London – From hidden costs and poor wages to the pressures of being constantly available and lack of career development, many workers feel there is no way out of the digital “gig economy”, according to a new report published on Wednesday.
Technology think-tank Doteveryone said such jobs via mobile applications offered “flexibility and freedom” for people with existing skills and financial means.
“But for those who don’t, the app has become a trap. They have no option but to work gigs, and no way out once they’ve begun,” it said in the report, “Better work in the gig economy”.
The think-tank said one in 10 Britons takes a job via a digital platform at least once a week, to provide ever-more demanding consumers with services from taxi rides, hairdressing and takeaway meals to home repairs or babysitting.
It said the “gig economy”, in which nearly five million people work in the UK, works for some self-employed people, giving them a degree of freedom and a comfortable income.

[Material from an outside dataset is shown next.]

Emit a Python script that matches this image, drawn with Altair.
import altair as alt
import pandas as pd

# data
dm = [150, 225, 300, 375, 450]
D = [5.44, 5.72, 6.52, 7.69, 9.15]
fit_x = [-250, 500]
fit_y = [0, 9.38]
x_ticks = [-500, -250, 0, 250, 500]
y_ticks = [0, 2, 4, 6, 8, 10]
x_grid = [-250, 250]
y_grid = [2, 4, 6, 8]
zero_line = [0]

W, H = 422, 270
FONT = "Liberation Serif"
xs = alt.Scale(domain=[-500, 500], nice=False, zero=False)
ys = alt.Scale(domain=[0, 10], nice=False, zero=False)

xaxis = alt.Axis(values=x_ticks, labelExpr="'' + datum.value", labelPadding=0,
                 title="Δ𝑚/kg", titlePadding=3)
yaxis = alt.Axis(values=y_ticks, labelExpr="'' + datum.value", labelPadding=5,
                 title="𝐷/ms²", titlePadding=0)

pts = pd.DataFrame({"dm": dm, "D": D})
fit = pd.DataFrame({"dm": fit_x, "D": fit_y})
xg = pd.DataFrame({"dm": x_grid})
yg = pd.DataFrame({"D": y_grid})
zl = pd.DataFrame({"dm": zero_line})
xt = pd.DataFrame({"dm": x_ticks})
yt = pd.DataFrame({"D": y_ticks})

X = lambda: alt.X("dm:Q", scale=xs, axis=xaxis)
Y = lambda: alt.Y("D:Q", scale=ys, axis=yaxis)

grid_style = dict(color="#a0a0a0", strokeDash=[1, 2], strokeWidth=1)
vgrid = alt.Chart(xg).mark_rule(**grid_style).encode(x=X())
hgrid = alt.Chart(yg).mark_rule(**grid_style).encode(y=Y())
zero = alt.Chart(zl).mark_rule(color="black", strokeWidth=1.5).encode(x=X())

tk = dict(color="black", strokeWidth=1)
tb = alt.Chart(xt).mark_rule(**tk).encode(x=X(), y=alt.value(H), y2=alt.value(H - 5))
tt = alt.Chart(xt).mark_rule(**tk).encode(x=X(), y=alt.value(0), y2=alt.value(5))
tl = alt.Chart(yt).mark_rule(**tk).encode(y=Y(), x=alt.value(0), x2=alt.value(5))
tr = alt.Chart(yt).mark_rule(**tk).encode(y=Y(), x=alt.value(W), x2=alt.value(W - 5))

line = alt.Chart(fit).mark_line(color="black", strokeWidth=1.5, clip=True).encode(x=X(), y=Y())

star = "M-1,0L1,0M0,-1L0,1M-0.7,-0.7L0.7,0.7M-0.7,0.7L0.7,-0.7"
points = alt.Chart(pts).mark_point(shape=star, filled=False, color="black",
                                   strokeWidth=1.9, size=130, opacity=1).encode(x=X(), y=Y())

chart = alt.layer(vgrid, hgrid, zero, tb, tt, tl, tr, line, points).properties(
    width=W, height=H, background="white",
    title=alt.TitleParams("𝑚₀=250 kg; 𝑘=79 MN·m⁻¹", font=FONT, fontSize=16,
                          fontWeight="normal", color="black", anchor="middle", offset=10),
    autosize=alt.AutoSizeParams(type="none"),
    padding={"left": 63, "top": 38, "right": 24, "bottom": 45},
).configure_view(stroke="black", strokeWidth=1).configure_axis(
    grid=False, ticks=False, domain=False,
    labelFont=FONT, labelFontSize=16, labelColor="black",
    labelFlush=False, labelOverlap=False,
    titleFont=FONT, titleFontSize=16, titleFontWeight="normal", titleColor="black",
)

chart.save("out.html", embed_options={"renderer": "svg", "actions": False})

Sometimes nicknamed “zero-hour jobs” because they do not guarantee any minimum working hours, these jobs also contribute significantly to the UK’s record-low unemployment rate.

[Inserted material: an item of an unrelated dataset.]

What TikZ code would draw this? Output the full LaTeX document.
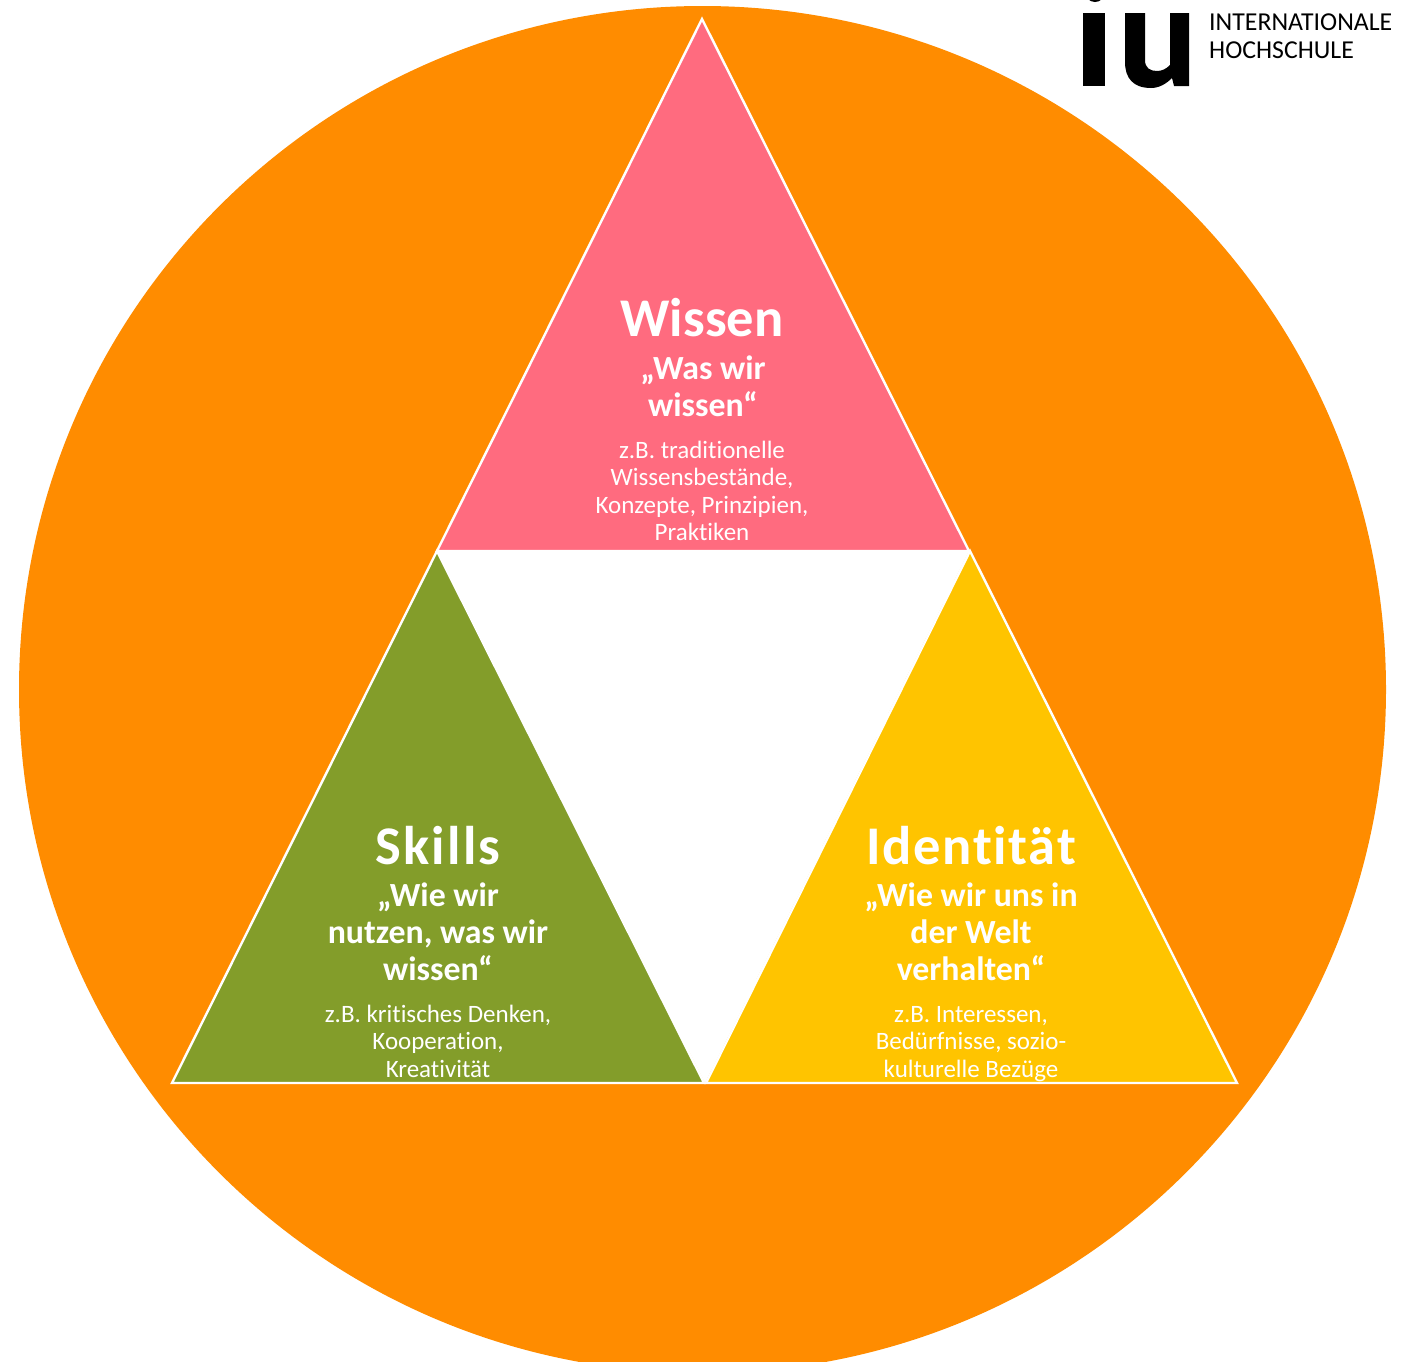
\documentclass[tikz,border=0pt]{standalone}
\usepackage{fontspec}
\setmainfont{Carlito}[Ligatures=NoCommon]
\definecolor{iuorange}{HTML}{FF8C00}
\definecolor{iupink}{HTML}{FF6B7F}
\definecolor{iugreen}{HTML}{839D2A}
\definecolor{iuyellow}{HTML}{FFC400}
\tikzset{
  tri/.style={draw=white,line width=2.4pt,line join=miter},
  titletext/.style={text=white,inner sep=0pt,anchor=base,font=\bfseries\fontsize{54.5}{60}\selectfont},
  subtext/.style={text=white,inner sep=0pt,align=center,anchor=center,font=\bfseries\fontsize{33.8}{37}\selectfont},
  detailtext/.style={text=white,inner sep=0pt,align=center,anchor=center,font=\fontsize{25}{27.5}\selectfont},
  logotext/.style={text=black,inner sep=0pt,align=left,anchor=west,font=\fontsize{25.8}{27.5}\selectfont}
}
\begin{document}
\begin{tikzpicture}[x=1pt,y=-1pt]
\useasboundingbox (0,0) rectangle (1406,1361);
\clip (0,0) rectangle (1406,1361);
\fill[iuorange] (702.5,689.5) circle[radius=683.5];
\fill[white] (437,551) -- (969,551) -- (705,1083) -- cycle;
\draw[tri,fill=iupink] (702,19) -- (969,551) -- (437,551) -- cycle;
\draw[tri,fill=iugreen] (437,551) -- (704,1083) -- (172,1083) -- cycle;
\draw[tri,fill=iuyellow] (970,551) -- (1237,1083) -- (706,1083) -- cycle;
% logo
\fill[black] (1083,13) rectangle (1105,86);
\fill[black] (1095,-8) circle[radius=10];
\fill[black] (1125,13) -- (1145,13) -- (1145,60) .. controls (1145,68) and (1150,71) .. (1157,71) .. controls (1162,71) and (1166,69) .. (1170,65) -- (1170,13) -- (1189,13) -- (1189,86) -- (1174,86) -- (1172,78) .. controls (1166,84) and (1159,88) .. (1151,88) .. controls (1133,88) and (1125,78) .. (1125,62) -- cycle;
\node[logotext] (logo) at (1209,36) {INTERNATIONALE\\HOCHSCHULE};
% Wissen
\node[titletext] (wt) at (702,336) {Wissen};
\node[subtext] (ws) at (703,386) {„Was wir\\wissen“};
\node[detailtext] (wd) at (702,491) {z.B. traditionelle\\Wissensbestände,\\Konzepte, Prinzipien,\\Praktiken};
% Skills
\node[titletext] (st) at (438,864) {\addfontfeature{LetterSpace=4}Skills};
\node[subtext] (ss) at (438,932) {„Wie wir\\nutzen, was wir\\wissen“};
\node[detailtext] (sd) at (438,1041) {z.B. kritisches Denken,\\Kooperation,\\Kreativität};
% Identitaet
\node[titletext] (it) at (971,864) {\addfontfeature{LetterSpace=3.2}Identität};
\node[subtext] (is) at (971,932) {„Wie wir uns in\\der Welt\\verhalten“};
\node[detailtext] (id) at (971,1044) {z.B. Interessen,\\Bedürfnisse, sozio-\\kulturelle Bezüge};
\end{tikzpicture}
\end{document}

Many employees said they were satisfied with their income, either full-time or as a supplement to another activity.
But many employees said gig work was “like quicksand — low pay becomes unlivable pay after costs are accounted for — and the promise of flexibility is an illusion when, in reality, workers must be available 24/7 and scrabble for every gig available”.
They live under the stress of constant customer evaluations that can call into question their ability to receive future orders, and complain of being treated like robots by their employers.
– Workers’ rights –
British director Ken Loach’s latest film “Sorry We Missed You” depicts the difficulties of an employee of a delivery company who works at such a fast pace that his health and family life suffer.

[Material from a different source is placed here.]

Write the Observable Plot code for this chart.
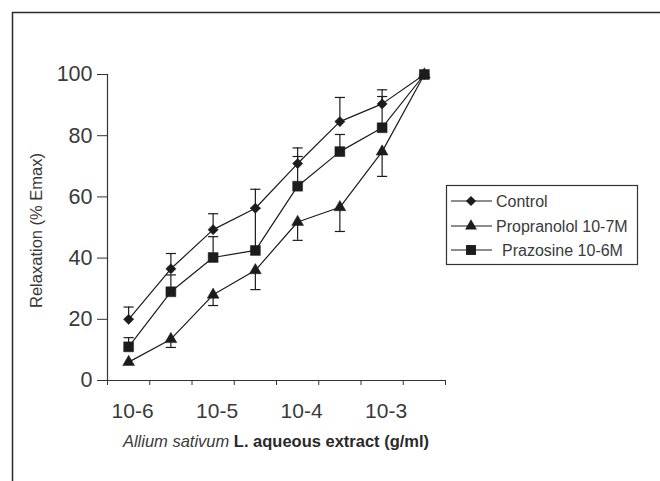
<!DOCTYPE html>
<html>
<head>
<meta charset="utf-8">
<script src="https://cdn.jsdelivr.net/npm/d3@7"></script>
<script src="https://cdn.jsdelivr.net/npm/@observablehq/plot@0.6"></script>
<style>
  html, body { margin: 0; padding: 0; background: #fff; }
  svg { display: block; }
</style>
</head>
<body>
<div id="chart"></div>
<script>
// ---- data ----
const doses = [0, 1, 2, 3, 4, 5, 6, 7];
const tickLabels = ["10-6", "10-5", "10-4", "10-3"];
const tickLabelPos = [0, 2, 4, 6];
const seriesNames = ["Control", "Propranolol 10-7M", "Prazosine 10-6M"];
const control = [20, 36.5, 49.3, 56.3, 70.9, 84.6, 90.4, 100];
const controlErr = [24, 41.5, 54.5, 62.5, 76, 92.5, 95, null];
const propranolol = [6, 13.5, 28, 36, 51.8, 56.6, 74.8, 100];
const propranololErr = [null, 10.8, 24.5, 29.7, 45.8, 48.7, 66.7, null];
const prazosine = [11, 29, 40.2, 42.5, 63.5, 74.8, 82.6, 100];
const prazosineErr = [14, 34.5, 47, 56.3, 73.2, 80.4, 92.8, null];
const yTicks = [0, 20, 40, 60, 80, 100];

const symbols = {"Control": "diamond2", "Propranolol 10-7M": "triangle", "Prazosine 10-6M": "square"};
const radii = {"Control": 4.6, "Propranolol 10-7M": 4.4, "Prazosine 10-6M": 5.6};

function rows(name, vals, errs) {
  return doses.map((d, i) => ({series: name, x: d, y: vals[i], err: errs[i]}));
}
const data = [
  ...rows("Control", control, controlErr),
  ...rows("Propranolol 10-7M", propranolol, propranololErr),
  ...rows("Prazosine 10-6M", prazosine, prazosineErr)
];
const errData = data.filter(d => d.err != null);
const minorTicks = d3.range(-0.5, 7.6, 1);

const ink = "#1c1c1c";
const textCol = "#3a3a3a";
const capHalf = 0.12;
const font = "'Liberation Sans', Arial, sans-serif";

const chart = Plot.plot({
  width: 660,
  height: 481,
  marginLeft: 107,
  marginRight: 215,
  marginTop: 74,
  marginBottom: 101,
  style: {fontFamily: font, color: textCol, background: "#fff"},
  x: {domain: [-0.5, 7.5]},
  y: {domain: [0, 100]},
  marks: [
    Plot.axisY({ticks: yTicks, tickSize: 10, tickPadding: 5, fontSize: 21.5, label: null, stroke: "#333"}),
    Plot.axisX({ticks: minorTicks, tickSize: 5, tickFormat: () => "", label: null, stroke: "#333"}),
    Plot.axisX({ticks: tickLabelPos, tickSize: 0, tickPadding: 23, fontSize: 21, dx: 4,
      tickFormat: (d) => tickLabels[tickLabelPos.indexOf(d)], label: null}),
    Plot.ruleX([-0.5], {y1: 0, y2: 100, stroke: "#333", strokeWidth: 1.2}),
    Plot.ruleY([0], {x1: -0.5, x2: 7.5, stroke: "#333", strokeWidth: 1.2}),
    Plot.text(["Relaxation (% Emax)"], {frameAnchor: "left", textAnchor: "middle", rotate: -90, dx: -71, dy: 3, fontSize: 16.5, fill: textCol}),
    // error bars
    Plot.ruleX(errData, {x: "x", y1: "y", y2: "err", stroke: ink, strokeWidth: 1.2}),
    Plot.link(errData, {x1: d => d.x - capHalf, x2: d => d.x + capHalf, y1: "err", y2: "err", stroke: ink, strokeWidth: 1.2}),
    // lines
    Plot.line(data, {x: "x", y: "y", z: "series", stroke: ink, strokeWidth: 1.2}),
    // markers
    ...seriesNames.map(name => Plot.dot(data.filter(d => d.series === name), {
      x: "x", y: "y", symbol: () => symbols[name], r: radii[name], fill: ink, stroke: ink, strokeWidth: 0.5
    }))
  ]
});

const svg = d3.select(chart);

// frame lines (top and left)
svg.append("line").attr("x1", 12).attr("y1", 12.5).attr("x2", 660).attr("y2", 12.5)
  .attr("stroke", "#2a2a2a").attr("stroke-width", 1.5);
svg.append("line").attr("x1", 12.5).attr("y1", 12).attr("x2", 12.5).attr("y2", 481)
  .attr("stroke", "#2a2a2a").attr("stroke-width", 1.5);

// x-axis title
const t = svg.append("text").attr("x", 276).attr("y", 447).attr("text-anchor", "middle")
  .attr("font-size", 16.5).attr("fill", textCol)
  .style("font-family", font);
t.append("tspan").attr("font-style", "italic").text("Allium sativum");
t.append("tspan").attr("font-weight", "bold").attr("fill", "#2a2a2a").text(" L. aqueous extract (g/ml)");

// legend
const lg = svg.append("g").style("font-family", font).attr("text-anchor", "start");
lg.append("rect").attr("x", 446.5).attr("y", 185.5).attr("width", 191).attr("height", 79)
  .attr("fill", "#fff").attr("stroke", "#333").attr("stroke-width", 1.2);
const legendRows = [
  {name: seriesNames[0], y: 201, sym: d3.symbolDiamond2, size: 4.6, tx: 496},
  {name: seriesNames[1], y: 226, sym: d3.symbolTriangle, size: 4.4, tx: 496},
  {name: seriesNames[2], y: 250, sym: d3.symbolSquare, size: 5.6, tx: 502}
];
legendRows.forEach(r => {
  lg.append("line").attr("x1", 451).attr("x2", 492).attr("y1", r.y).attr("y2", r.y)
    .attr("stroke", ink).attr("stroke-width", 1.2);
  lg.append("path").attr("transform", `translate(471,${r.y})`)
    .attr("d", d3.symbol(r.sym, Math.PI * r.size * r.size)()).attr("fill", ink);
  lg.append("text").attr("x", r.tx).attr("y", r.y).attr("dy", "0.35em").attr("text-anchor", "start")
    .attr("font-size", 16).attr("fill", textCol).text(r.name);
});

document.getElementById("chart").appendChild(chart);
</script>
</body>
</html>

He then finds himself in a financial impasse after accumulating debts to buy his van and deal with damage to his equipment.
Doteveryone’s report recommends the introduction of a minimum wage for workers in the “gig economy” “that accounts for the costs of doing gig work”.
The think-tank also proposed that companies should set up human contact points to answer questions from their employees, instead of automated systems.
The centre’s chief executive, dotcom entrepreneur Martha Lane Fox, said: “The gig economy can be fantastically empowering if you can work on the terms you wish for.
“But it can also be destabilising, dehumanising and dispiriting if you don’t.”
Convenience “must not be traded for the rights of people to work with financial security and dignity and to fulfil their dream for the future”, she added.
Food delivery company Deliveroo and taxi-hailing service Uber did not respond to AFP requests for comment.
In 2018, a London labour tribunal ruled on appeal that Uber should consider its UK drivers as employees, giving them the right to minimum hourly wages and paid holidays.
Uber wants to take the case to the Supreme Court.
California, on the US west coast, ratified a law in September forcing the car booking giants to reclassify its drivers as employees.
Several cases of workers affiliated to a platform demanding their recognition as employees have emerged in other countries, notably in France.